The holiday itself originated in the years following the Civil War and officially became a federal holiday in 1971.
On November 19, 1863, President Abraham Lincoln delivered remarks, which later became known as the Gettysburg Address, the official dedication ceremony for the National Cemetery of Gettysburg in Pennsylvania, on the site of one of the bloodiest and most decisive battles of the Civil War.
Lincoln’s address is remembered as one of the most important speeches in American history.
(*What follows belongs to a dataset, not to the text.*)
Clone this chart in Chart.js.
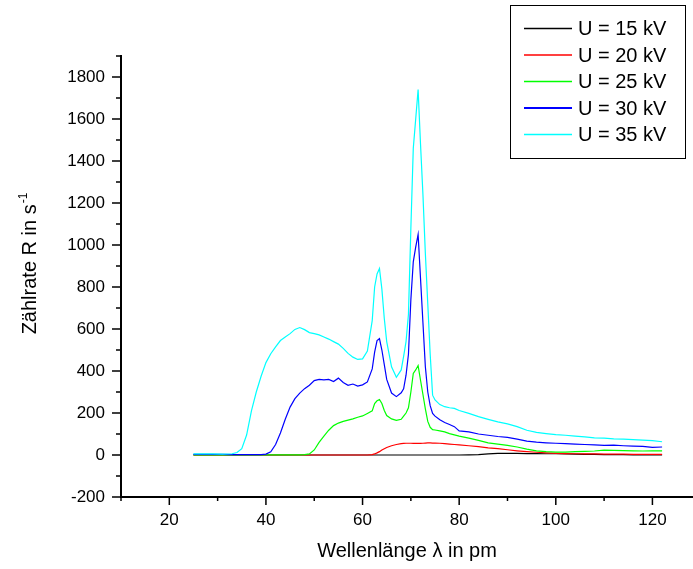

In it, he invoked the principles of human equality contained in the Declaration of Independence and connected the sacrifices of the Civil War with the desire for “a new birth of freedom,” as well as the all-important preservation of the Union created in 1776 and the ideal of self-government.
It is documented that more than 620,000 men died in the Civil War, more than any other war in American history, even when combined—a war where the United States fought against itself in order to abolish slavery and won in April 1865.
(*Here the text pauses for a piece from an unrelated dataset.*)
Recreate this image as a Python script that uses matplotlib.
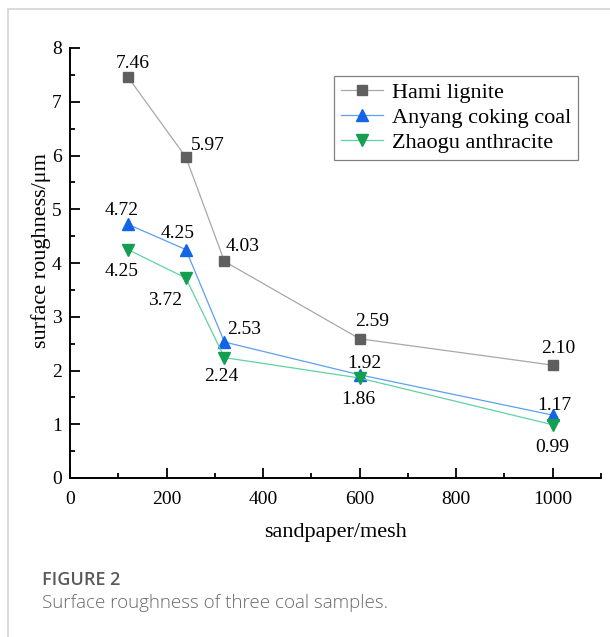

On January 1, 1863, President Abraham Lincoln declared the end of slavery with the Emancipation Proclamation issued in all Confederate states in rebellion against the Union “shall be then, thenceforward, and forever free.”
The Civil War raged on until the major Confederate armies surrendered to the United States in April of 1865.
Two months later, in June 1865, after the war ended, General Granger’s final stop was in Galveston, Texas, which signaled freedom for Texas’s 250,000 enslaved people, and Juneteenth was born.
In 1979, Texas became the first state to make Juneteenth an official holiday. Today, 47 states recognize Juneteenth as a state holiday, with continued efforts to make it a national federal holiday by Congress.
The sacrifices during that time are unmeasurable, and hard to fathom a nation more divided. Today, our country continues to face an invisible enemy, which has us divided once again and evaluating where we have come from, how our nation was formed, what our future holds, and how our grandchildren will remember this time in history.
Taking the time to remember the brave men and women and the ultimate sacrifice they made and continue to make on behalf of the American people by their own free will, is debt that we will never be able to repay.
We can, however, honor them, recognize them and choose to set aside our differences and come together for the good of our nation and for future generations to come.